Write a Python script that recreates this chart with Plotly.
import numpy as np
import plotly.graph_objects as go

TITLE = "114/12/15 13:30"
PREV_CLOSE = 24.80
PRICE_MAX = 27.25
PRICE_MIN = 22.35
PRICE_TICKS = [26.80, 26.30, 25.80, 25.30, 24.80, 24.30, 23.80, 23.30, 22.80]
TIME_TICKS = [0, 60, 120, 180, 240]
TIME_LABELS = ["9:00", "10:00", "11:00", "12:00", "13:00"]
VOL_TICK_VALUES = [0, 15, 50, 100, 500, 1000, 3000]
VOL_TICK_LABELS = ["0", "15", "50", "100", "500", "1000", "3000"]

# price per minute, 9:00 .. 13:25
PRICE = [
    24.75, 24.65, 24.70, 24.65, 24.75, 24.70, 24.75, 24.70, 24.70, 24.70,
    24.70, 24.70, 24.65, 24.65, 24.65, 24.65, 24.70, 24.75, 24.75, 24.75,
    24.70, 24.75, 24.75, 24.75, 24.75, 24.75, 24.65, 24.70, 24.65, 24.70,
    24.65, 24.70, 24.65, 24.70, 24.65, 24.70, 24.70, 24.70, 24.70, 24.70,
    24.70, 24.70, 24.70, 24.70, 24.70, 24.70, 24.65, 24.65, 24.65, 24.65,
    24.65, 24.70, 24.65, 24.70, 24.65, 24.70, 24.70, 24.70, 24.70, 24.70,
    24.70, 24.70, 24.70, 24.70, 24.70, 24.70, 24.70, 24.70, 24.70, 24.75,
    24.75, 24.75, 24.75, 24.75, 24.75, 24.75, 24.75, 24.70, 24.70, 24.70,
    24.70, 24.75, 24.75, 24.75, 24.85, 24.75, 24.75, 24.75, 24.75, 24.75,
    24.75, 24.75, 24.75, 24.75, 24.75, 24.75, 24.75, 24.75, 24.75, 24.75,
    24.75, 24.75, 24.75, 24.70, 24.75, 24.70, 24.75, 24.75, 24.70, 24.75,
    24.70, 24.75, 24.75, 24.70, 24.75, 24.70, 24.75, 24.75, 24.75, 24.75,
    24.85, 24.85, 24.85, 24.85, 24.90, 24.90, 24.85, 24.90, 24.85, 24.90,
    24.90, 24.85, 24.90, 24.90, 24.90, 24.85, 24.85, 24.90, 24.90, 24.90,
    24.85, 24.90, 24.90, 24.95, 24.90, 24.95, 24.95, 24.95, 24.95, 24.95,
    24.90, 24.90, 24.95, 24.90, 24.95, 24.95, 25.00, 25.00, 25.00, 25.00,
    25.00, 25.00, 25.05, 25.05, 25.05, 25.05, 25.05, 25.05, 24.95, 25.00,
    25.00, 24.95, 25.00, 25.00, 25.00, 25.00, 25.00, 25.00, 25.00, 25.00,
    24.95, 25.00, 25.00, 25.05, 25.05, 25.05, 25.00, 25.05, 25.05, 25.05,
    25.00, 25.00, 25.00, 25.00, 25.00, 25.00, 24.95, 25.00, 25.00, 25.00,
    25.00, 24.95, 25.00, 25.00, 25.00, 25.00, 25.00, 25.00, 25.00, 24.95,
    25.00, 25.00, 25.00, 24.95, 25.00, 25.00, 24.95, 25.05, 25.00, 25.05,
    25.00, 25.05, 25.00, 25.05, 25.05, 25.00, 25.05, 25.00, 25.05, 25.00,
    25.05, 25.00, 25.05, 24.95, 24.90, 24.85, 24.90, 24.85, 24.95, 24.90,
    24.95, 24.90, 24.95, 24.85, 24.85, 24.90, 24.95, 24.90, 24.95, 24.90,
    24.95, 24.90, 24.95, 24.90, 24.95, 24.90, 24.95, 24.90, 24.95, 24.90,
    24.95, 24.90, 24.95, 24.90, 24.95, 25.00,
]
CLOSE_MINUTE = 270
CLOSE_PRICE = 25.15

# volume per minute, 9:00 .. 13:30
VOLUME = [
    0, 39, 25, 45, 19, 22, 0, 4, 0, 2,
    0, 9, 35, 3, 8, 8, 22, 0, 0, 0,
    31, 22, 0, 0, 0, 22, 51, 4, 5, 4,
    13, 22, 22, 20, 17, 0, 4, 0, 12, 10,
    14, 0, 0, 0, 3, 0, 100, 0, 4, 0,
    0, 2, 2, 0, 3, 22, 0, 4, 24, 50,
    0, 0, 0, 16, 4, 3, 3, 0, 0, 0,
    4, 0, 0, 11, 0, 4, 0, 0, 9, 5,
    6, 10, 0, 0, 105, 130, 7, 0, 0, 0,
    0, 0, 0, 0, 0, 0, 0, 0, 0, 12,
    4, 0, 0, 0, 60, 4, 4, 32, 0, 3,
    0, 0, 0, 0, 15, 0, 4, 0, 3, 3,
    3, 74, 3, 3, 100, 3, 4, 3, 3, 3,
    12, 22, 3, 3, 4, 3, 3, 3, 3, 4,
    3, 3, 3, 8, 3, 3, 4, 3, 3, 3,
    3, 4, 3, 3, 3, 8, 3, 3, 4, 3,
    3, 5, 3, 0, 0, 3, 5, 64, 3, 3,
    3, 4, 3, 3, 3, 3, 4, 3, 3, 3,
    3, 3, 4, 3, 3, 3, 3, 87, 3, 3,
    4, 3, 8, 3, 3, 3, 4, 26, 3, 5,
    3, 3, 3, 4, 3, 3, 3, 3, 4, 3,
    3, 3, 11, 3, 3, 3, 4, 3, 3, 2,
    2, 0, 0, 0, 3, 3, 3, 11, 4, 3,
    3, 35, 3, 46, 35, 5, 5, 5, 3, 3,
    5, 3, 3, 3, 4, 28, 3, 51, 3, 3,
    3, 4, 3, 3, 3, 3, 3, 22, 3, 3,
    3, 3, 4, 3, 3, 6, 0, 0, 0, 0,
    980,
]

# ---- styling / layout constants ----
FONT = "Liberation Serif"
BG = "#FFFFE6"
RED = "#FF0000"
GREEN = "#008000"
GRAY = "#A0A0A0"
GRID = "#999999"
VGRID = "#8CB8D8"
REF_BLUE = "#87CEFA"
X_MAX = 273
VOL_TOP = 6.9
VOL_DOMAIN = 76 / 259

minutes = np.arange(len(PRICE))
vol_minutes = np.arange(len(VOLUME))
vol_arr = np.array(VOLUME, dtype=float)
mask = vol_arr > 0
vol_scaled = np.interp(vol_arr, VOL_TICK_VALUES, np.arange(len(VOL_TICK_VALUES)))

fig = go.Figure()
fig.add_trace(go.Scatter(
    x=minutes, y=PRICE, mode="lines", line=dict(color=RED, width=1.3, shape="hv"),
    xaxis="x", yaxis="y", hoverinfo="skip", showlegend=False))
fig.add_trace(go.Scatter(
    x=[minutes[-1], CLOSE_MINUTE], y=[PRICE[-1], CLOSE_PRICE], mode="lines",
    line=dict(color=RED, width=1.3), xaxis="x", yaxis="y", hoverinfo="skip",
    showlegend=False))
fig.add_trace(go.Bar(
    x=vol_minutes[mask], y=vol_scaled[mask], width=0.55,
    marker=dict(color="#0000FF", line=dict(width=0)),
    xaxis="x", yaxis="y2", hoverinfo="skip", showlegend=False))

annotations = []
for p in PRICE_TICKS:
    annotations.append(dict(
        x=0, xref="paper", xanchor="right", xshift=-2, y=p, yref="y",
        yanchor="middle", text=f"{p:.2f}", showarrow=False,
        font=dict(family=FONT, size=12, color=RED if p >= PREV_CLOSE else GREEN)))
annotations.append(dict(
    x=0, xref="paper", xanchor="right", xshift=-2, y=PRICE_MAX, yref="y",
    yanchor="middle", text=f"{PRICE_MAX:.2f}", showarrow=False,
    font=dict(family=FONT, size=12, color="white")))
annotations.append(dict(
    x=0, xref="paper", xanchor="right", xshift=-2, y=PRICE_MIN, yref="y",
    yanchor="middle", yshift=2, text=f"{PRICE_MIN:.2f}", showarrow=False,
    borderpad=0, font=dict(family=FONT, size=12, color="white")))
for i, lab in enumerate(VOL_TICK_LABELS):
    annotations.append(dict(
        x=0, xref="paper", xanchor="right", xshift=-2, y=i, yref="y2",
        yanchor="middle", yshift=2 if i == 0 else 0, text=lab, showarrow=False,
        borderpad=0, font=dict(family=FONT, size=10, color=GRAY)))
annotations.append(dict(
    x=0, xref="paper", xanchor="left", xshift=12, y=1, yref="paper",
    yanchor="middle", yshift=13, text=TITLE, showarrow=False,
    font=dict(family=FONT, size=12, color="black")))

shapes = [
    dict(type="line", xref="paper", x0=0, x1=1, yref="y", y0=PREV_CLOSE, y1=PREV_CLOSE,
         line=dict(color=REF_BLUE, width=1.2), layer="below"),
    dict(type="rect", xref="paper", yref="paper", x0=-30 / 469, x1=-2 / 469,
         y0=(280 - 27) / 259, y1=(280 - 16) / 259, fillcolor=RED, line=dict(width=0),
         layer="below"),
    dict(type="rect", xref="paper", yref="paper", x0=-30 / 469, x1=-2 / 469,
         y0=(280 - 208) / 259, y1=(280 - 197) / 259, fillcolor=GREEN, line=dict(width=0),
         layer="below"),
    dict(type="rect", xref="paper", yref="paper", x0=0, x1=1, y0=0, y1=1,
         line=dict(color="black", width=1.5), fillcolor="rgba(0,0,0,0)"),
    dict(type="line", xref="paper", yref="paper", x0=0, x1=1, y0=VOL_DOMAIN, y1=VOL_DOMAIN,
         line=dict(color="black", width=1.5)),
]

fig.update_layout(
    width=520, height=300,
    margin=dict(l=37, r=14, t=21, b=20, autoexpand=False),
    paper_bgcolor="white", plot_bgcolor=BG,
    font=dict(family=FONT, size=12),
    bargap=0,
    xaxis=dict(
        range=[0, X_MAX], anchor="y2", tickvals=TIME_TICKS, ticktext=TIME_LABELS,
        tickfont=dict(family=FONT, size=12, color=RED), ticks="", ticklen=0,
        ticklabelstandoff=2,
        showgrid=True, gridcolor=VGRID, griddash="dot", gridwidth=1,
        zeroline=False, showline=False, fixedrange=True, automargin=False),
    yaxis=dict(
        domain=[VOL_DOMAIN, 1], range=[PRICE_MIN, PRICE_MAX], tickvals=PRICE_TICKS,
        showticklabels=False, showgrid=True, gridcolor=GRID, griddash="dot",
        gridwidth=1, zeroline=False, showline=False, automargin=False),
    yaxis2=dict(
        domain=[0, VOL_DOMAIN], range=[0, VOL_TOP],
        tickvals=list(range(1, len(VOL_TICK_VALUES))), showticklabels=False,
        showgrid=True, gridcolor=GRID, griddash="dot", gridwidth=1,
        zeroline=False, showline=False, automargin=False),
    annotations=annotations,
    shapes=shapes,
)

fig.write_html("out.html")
━━━━━━━━━━━━━━━━━━━━━━━━━━━━━━
▸ **WRITTEN PROBLEM**: Copy exactly the lines that run from the first line of the data to the line containing "import plotly.graph_objects as go", please, with both ends included and nothing else.

▸ **OUTPUT FOR THIS TASK**:
Write a Python script that recreates this chart with Plotly.
import numpy as np
import plotly.graph_objects as go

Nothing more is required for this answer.